For instance, if I told you my mug was quite empty, how full would it be? No one can be sure.

Or, as another example, have you ever had that awkward conversation when you've been ill and someone asks you if you're better, and you end up saying, I'm better, but I'm not better?

Words like this, that mean themselves and something pretty much the opposite as well, are called contranyms.

Can you think of another one?

A CLUE: think of prunes!

*Stuff used to line the hearth of puddling furnaces, apparently.


  1. My word challenge: to make sure my every comment on this blog is related to football...

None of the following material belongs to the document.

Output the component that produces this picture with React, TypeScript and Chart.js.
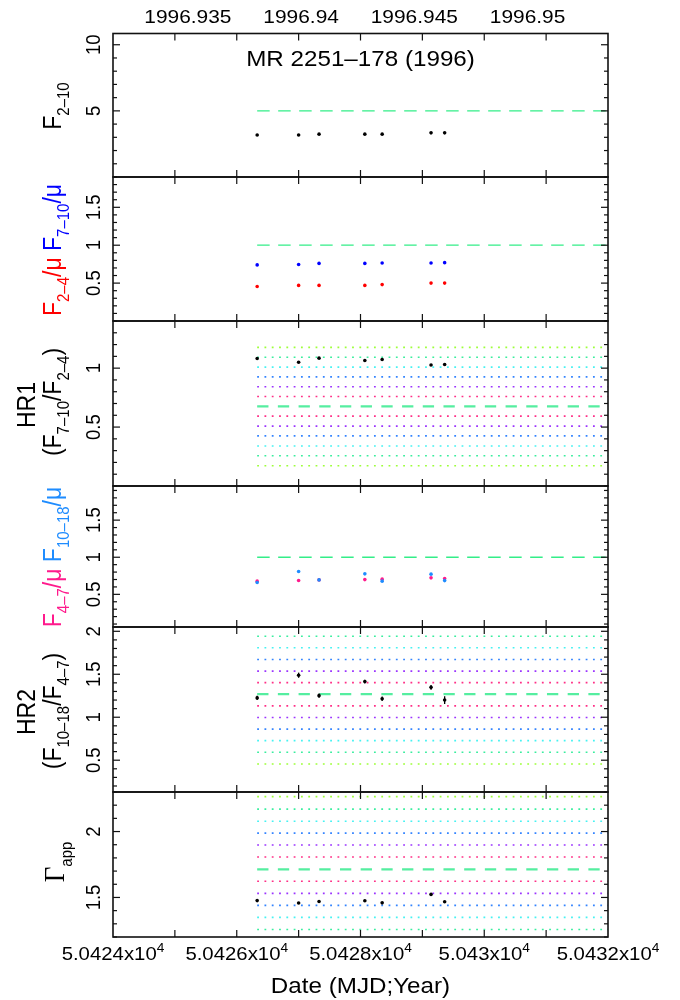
import React, { useEffect, useRef } from 'react';
import { Chart, registerables } from 'chart.js';

Chart.register(...registerables);

// ---------- data ----------
const mjd = [50426.33, 50427.0, 50427.33, 50428.07, 50428.35, 50429.14, 50429.36];
const f210 = [3.18, 3.18, 3.24, 3.24, 3.24, 3.34, 3.34];
const f24mu = [0.456, 0.47, 0.47, 0.47, 0.48, 0.5, 0.5];
const f710mu = [0.74, 0.745, 0.76, 0.76, 0.765, 0.765, 0.77];
const hr1 = [1.082, 1.05, 1.085, 1.065, 1.073, 1.027, 1.031];
const hr1Err = [0.008, 0.007, 0.008, 0.008, 0.008, 0.009, 0.012];
const f47mu = [0.678, 0.686, 0.695, 0.699, 0.705, 0.722, 0.713];
const f1018mu = [0.659, 0.807, 0.695, 0.776, 0.678, 0.772, 0.685];
const hr2 = [1.225, 1.489, 1.251, 1.415, 1.215, 1.348, 1.2];
const hr2Err = [0.025, 0.03, 0.025, 0.022, 0.025, 0.028, 0.045];
const gammaApp = [1.476, 1.458, 1.469, 1.475, 1.459, 1.523, 1.467];
const gammaErr = [0.006, 0.006, 0.006, 0.006, 0.006, 0.007, 0.007];

// reference levels (mean dashed, +/- sigma dotted)
const f210Ref = 5;
const ratioRef = 1;
const hr1Mean = 0.676;
const hr1Above = [0.759, 0.842, 0.926, 1.009, 1.093, 1.176];
const hr1Below = [0.593, 0.508, 0.425, 0.34, 0.257, 0.172];
const hr2Mean = 1.268;
const hr2Above = [1.403, 1.536, 1.671, 1.808, 1.942];
const hr2Below = [1.132, 0.997, 0.862, 0.728, 0.592, 0.456];
const gamMean = 1.713;
const gamAbove = [1.807, 1.898, 1.988, 2.078, 2.17, 2.265];
const gamBelow = [1.623, 1.531, 1.44, 1.349, 1.257];
const sigmaColors = ['#ff2f86', '#9b34ff', '#3384ff', '#45f2f2', '#38ee9e', '#9dff38'];

// axes / ticks
const X_MIN = 50424;
const X_MAX = 50432;
const xTickValues = [50424, 50426, 50428, 50430, 50432];
const yearTickLabels = ['1996.935', '1996.94', '1996.945', '1996.95'];
const YEAR0_MJD = 50083;
const DAYS_IN_YEAR = 366;

const p1Ticks = [5, 10];
const p1Labels = ['5', '10'];
const p2Ticks = [0.5, 1, 1.5];
const p2Labels = ['0.5', '1', '1.5'];
const p3Ticks = [0.5, 1];
const p3Labels = ['0.5', '1'];
const p4Ticks = [0.5, 1, 1.5];
const p4Labels = ['0.5', '1', '1.5'];
const p5Ticks = [0.5, 1, 1.5, 2];
const p5Labels = ['0.5', '1', '1.5', '2'];
const p6Ticks = [1.5, 2];
const p6Labels = ['1.5', '2'];

// ---------- layout / style ----------
const W = 680;
const H = 1000;
const PLOT_LEFT = 113;
const PLOT_RIGHT = 608;
const SANS = '"Liberation Sans", Arial, Helvetica, sans-serif';
const SERIF = '"Liberation Serif", "Times New Roman", serif';
const SX = 1.1;
const TICK = 18.5;
const TITLE = 23;
const SUB = 15;

type Seg = { t: string; s: number; c?: string; dy?: number; f?: string };

function rich(ctx: CanvasRenderingContext2D, x: number, y: number, segs: Seg[], rot: boolean) {
  ctx.save();
  ctx.translate(x, y);
  ctx.scale(SX, 1);
  if (rot) ctx.rotate(-Math.PI / 2);
  ctx.textBaseline = 'alphabetic';
  ctx.textAlign = 'left';
  const widths = segs.map((s) => {
    ctx.font = `${s.s}px ${s.f || SANS}`;
    return ctx.measureText(s.t).width;
  });
  const total = widths.reduce((a, b) => a + b, 0);
  let cx = -total / 2;
  segs.forEach((s, i) => {
    ctx.font = `${s.s}px ${s.f || SANS}`;
    ctx.fillStyle = s.c || '#000';
    ctx.fillText(s.t, cx, s.dy || 0);
    cx += widths[i];
  });
  ctx.restore();
}

const pts = (ys: number[], color: string) => ({
  type: 'scatter',
  data: mjd.map((x, i) => ({ x, y: ys[i] })),
  backgroundColor: color,
  borderColor: color,
  borderWidth: 0,
  pointRadius: 1.8,
  pointHoverRadius: 1.8,
  order: 0,
});

const refLine = (y: number, color: string, width: number, dash: number[]) => ({
  type: 'scatter',
  showLine: true,
  data: [
    { x: mjd[0], y },
    { x: X_MAX, y },
  ],
  borderColor: color,
  backgroundColor: color,
  borderWidth: width,
  borderDash: dash,
  pointRadius: 0,
  pointHoverRadius: 0,
  fill: false,
  order: 5,
});

const thinDash = (y: number) => refLine(y, '#33ee88', 1.3, [12.5, 8.5]);
const thickDash = (y: number) => refLine(y, '#55eea0', 2.3, [11.3, 9.4]);
const sigmaLines = (above: number[], below: number[]) => [
  ...above.map((v, i) => refLine(v, sigmaColors[i], 1.6, [1.8, 5.5])),
  ...below.map((v, i) => refLine(v, sigmaColors[i], 1.6, [1.8, 5.5])),
];

type Panel = {
  id: string;
  top: number;
  bottom: number;
  yMin: number;
  yMax: number;
  ticks: number[];
  labels: string[];
  minor: number;
  datasets: any[];
  errors?: { y: number[]; e: number[] }[];
  extra: (ctx: CanvasRenderingContext2D, a: any, xs: any, ys: any) => void;
};

const panels: Panel[] = [
  {
    id: 'p1',
    top: 33.5,
    bottom: 177,
    yMin: 0,
    yMax: 10.85,
    ticks: p1Ticks,
    labels: p1Labels,
    minor: 1,
    datasets: [thinDash(f210Ref), pts(f210, '#000')],
    extra: (ctx, a, xs) => {
      rich(ctx, 61, 106, [{ t: 'F', s: TITLE }, { t: '2\u201310', s: SUB, dy: 7 }], true);
      rich(ctx, (a.left + a.right) / 2, 66, [{ t: 'MR 2251\u2013178 (1996)', s: 22 }], false);
      yearTickLabels.forEach((lbl) => {
        const px = xs.getPixelForValue(YEAR0_MJD + (parseFloat(lbl) - 1996) * DAYS_IN_YEAR);
        rich(ctx, px, 23, [{ t: lbl, s: 19 }], false);
      });
    },
  },
  {
    id: 'p2',
    top: 177,
    bottom: 321,
    yMin: 0,
    yMax: 1.9,
    ticks: p2Ticks,
    labels: p2Labels,
    minor: 0.1,
    datasets: [thinDash(ratioRef), pts(f710mu, '#0000ff'), pts(f24mu, '#ff0000')],
    extra: (ctx) => {
      rich(
        ctx,
        61,
        250,
        [
          { t: 'F', s: TITLE, c: '#ff0000' },
          { t: '2\u20134', s: SUB, dy: 7, c: '#ff0000' },
          { t: '/\u03bc ', s: TITLE, c: '#ff0000' },
          { t: 'F', s: TITLE, c: '#0000ff' },
          { t: '7\u201310', s: SUB, dy: 7, c: '#0000ff' },
          { t: '/\u03bc', s: TITLE, c: '#0000ff' },
        ],
        true
      );
    },
  },
  {
    id: 'p3',
    top: 321,
    bottom: 486,
    yMin: 0,
    yMax: 1.4,
    ticks: p3Ticks,
    labels: p3Labels,
    minor: 0.1,
    datasets: [...sigmaLines(hr1Above, hr1Below), thickDash(hr1Mean), pts(hr1, '#000')],
    errors: [{ y: hr1, e: hr1Err }],
    extra: (ctx) => {
      rich(ctx, 35, 405, [{ t: 'HR1', s: TITLE }], true);
      rich(
        ctx,
        61,
        402,
        [
          { t: '(F', s: TITLE },
          { t: '7\u201310', s: SUB, dy: 7 },
          { t: '/F', s: TITLE },
          { t: '2\u20134', s: SUB, dy: 7 },
          { t: ')', s: TITLE },
        ],
        true
      );
    },
  },
  {
    id: 'p4',
    top: 486,
    bottom: 627,
    yMin: 0.06,
    yMax: 1.96,
    ticks: p4Ticks,
    labels: p4Labels,
    minor: 0.1,
    datasets: [thinDash(ratioRef), pts(f1018mu, '#1e8cff'), pts(f47mu, '#ff1a8c')],
    extra: (ctx) => {
      rich(
        ctx,
        61,
        557,
        [
          { t: 'F', s: TITLE, c: '#ff1a8c' },
          { t: '4\u20137', s: SUB, dy: 7, c: '#ff1a8c' },
          { t: '/\u03bc ', s: TITLE, c: '#ff1a8c' },
          { t: 'F', s: TITLE, c: '#1e8cff' },
          { t: '10\u201318', s: SUB, dy: 7, c: '#1e8cff' },
          { t: '/\u03bc', s: TITLE, c: '#1e8cff' },
        ],
        true
      );
    },
  },
  {
    id: 'p5',
    top: 627,
    bottom: 792,
    yMin: 0.13,
    yMax: 2.05,
    ticks: p5Ticks,
    labels: p5Labels,
    minor: 0.1,
    datasets: [...sigmaLines(hr2Above, hr2Below), thickDash(hr2Mean), pts(hr2, '#000')],
    errors: [{ y: hr2, e: hr2Err }],
    extra: (ctx) => {
      rich(ctx, 35, 712, [{ t: 'HR2', s: TITLE }], true);
      rich(
        ctx,
        61,
        711,
        [
          { t: '(F', s: TITLE },
          { t: '10\u201318', s: SUB, dy: 7 },
          { t: '/F', s: TITLE },
          { t: '4\u20137', s: SUB, dy: 7 },
          { t: ')', s: TITLE },
        ],
        true
      );
    },
  },
  {
    id: 'p6',
    top: 792,
    bottom: 937,
    yMin: 1.2,
    yMax: 2.3,
    ticks: p6Ticks,
    labels: p6Labels,
    minor: 0.1,
    datasets: [...sigmaLines(gamAbove, gamBelow), thickDash(gamMean), pts(gammaApp, '#000')],
    errors: [{ y: gammaApp, e: gammaErr }],
    extra: (ctx, a, xs) => {
      rich(
        ctx,
        64,
        862,
        [
          { t: '\u0393', s: 27, f: SERIF },
          { t: 'app', s: SUB, dy: 7 },
        ],
        true
      );
      xTickValues.forEach((v) => {
        const px = xs.getPixelForValue(v);
        const mant = parseFloat((v / 1e4).toFixed(6)).toString();
        rich(
          ctx,
          px,
          960,
          [
            { t: mant + 'x10', s: TICK },
            { t: '4', s: 12.5, dy: -8 },
          ],
          false
        );
      });
      rich(ctx, (a.left + a.right) / 2, 993, [{ t: 'Date (MJD;Year)', s: 22 }], false);
    },
  },
];

function seg(ctx: CanvasRenderingContext2D, x1: number, y1: number, x2: number, y2: number) {
  ctx.beginPath();
  ctx.moveTo(x1, y1);
  ctx.lineTo(x2, y2);
  ctx.stroke();
}

function makePlugin(p: Panel) {
  return {
    id: 'deco_' + p.id,
    afterDatasetsDraw(chart: any) {
      const ctx: CanvasRenderingContext2D = chart.ctx;
      const a = chart.chartArea;
      const xs = chart.scales.x;
      const ys = chart.scales.y;
      ctx.save();
      // error bars
      ctx.strokeStyle = '#000';
      ctx.lineWidth = 1.3;
      (p.errors || []).forEach((er) => {
        er.y.forEach((v, i) => {
          const px = xs.getPixelForValue(mjd[i]);
          seg(ctx, px, ys.getPixelForValue(v - er.e[i]), px, ys.getPixelForValue(v + er.e[i]));
        });
      });
      // frame
      ctx.strokeStyle = '#111';
      ctx.lineWidth = 1.6;
      ctx.strokeRect(a.left, a.top, a.right - a.left, a.bottom - a.top);
      // x ticks (top & bottom, inward)
      ctx.lineWidth = 1.2;
      for (let d = X_MIN + 1; d < X_MAX; d += 1) {
        const px = xs.getPixelForValue(d);
        seg(ctx, px, a.top, px, a.top + 7);
        seg(ctx, px, a.bottom, px, a.bottom - 7);
      }
      // y ticks
      const isMajor = (v: number) => p.ticks.some((t) => Math.abs(t - v) < 1e-6);
      for (let k = Math.ceil(p.yMin / p.minor - 1e-9); k * p.minor <= p.yMax + 1e-9; k++) {
        const v = k * p.minor;
        const py = ys.getPixelForValue(v);
        const len = isMajor(v) ? 7 : 4;
        seg(ctx, a.left, py, a.left + len, py);
        seg(ctx, a.right, py, a.right - len, py);
      }
      // y tick labels
      p.ticks.forEach((v, i) => {
        rich(ctx, 100, ys.getPixelForValue(v), [{ t: p.labels[i], s: TICK }], true);
      });
      p.extra(ctx, a, xs, ys);
      ctx.restore();
    },
  };
}

function buildConfig(p: Panel): any {
  return {
    type: 'scatter',
    data: { datasets: p.datasets },
    options: {
      responsive: false,
      maintainAspectRatio: false,
      animation: false,
      devicePixelRatio: 1,
      events: [],
      layout: {
        padding: { left: PLOT_LEFT, right: W - PLOT_RIGHT, top: p.top, bottom: H - p.bottom },
      },
      scales: {
        x: { type: 'linear', min: X_MIN, max: X_MAX, display: false },
        y: { type: 'linear', min: p.yMin, max: p.yMax, display: false },
      },
      plugins: { legend: { display: false }, tooltip: { enabled: false } },
    },
    plugins: [makePlugin(p)],
  };
}

export default function App() {
  const refs = useRef<(HTMLCanvasElement | null)[]>([]);
  useEffect(() => {
    const charts = panels.map((p, i) => new Chart(refs.current[i] as HTMLCanvasElement, buildConfig(p)));
    return () => charts.forEach((c) => c.destroy());
  }, []);
  return (
    <div style={{ position: 'absolute', left: 0, top: 0, width: W, height: H, background: '#fff' }}>
      {panels.map((p, i) => (
        <canvas
          key={p.id}
          ref={(el) => {
            refs.current[i] = el;
          }}
          width={W}
          height={H}
          style={{ position: 'absolute', left: 0, top: 0, width: W, height: H }}
        />
      ))}
    </div>
  );
}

    The headline 'Arsene Wenger resigns' (or any other manager, player or football official) gave me a horrible shock a few months ago. But he didn't leave his position, he'd actually decided to stay longer. Hyphens are being used less and less often in the English language with the result that the word 're-sign' often looks identical to the word 'resign'. Maybe it's not a proper opposite but it certainly gives the opposite impression.

    Still thinking about the prunes...

  2. The prune conundrum is revealed at the end of my post KING JAMES AND ME, Sophie. I'm afraid I'm a very new blogger, and have still to work out how to do links and all that sort of thing.

    I love your contranym - that's a new one for me, hurray!
    An Arsenal supporter, eh?
    Show off!

  3. 'With' is another contranym. We fought with the Americans at Bunker Hill, but we also fought with them on the beaches of Normandy.

  4. "Arguably" and "unarguably" seem to have rather muddled meanings, as in "She is arguably the best actress of her generation" and "She is unarguably the best actress of her generation". The second conveys more certainty - but in the first, you'd be arguing FOR her (whoever she is) to deserve this accolade, while in the second you're saying that no one could argue AGAINST. But in typing this I think I've sorted it out for myself, so please ignore. And Sally, please notice that I've started a sentence with But! Like you, I don't see why on earth I shouldn't.

  5. I love the "fight with" one, Charlie! Isn't that just perfect?

    And Linda - sometimes it seems that the more I think about words the hazier they become. Welcome to The Word Den - a place for play and discovery. And it's lovely to hear from you.

  6. I am very fond of 'cleave' and 'buckle' on the contranym front - both meaning joining together and making stronger as well as somehow also meaning splitting and weakening.

  7. Good heavens! Sometimes I think that the more one thinks about words, the richer and trickier it gets!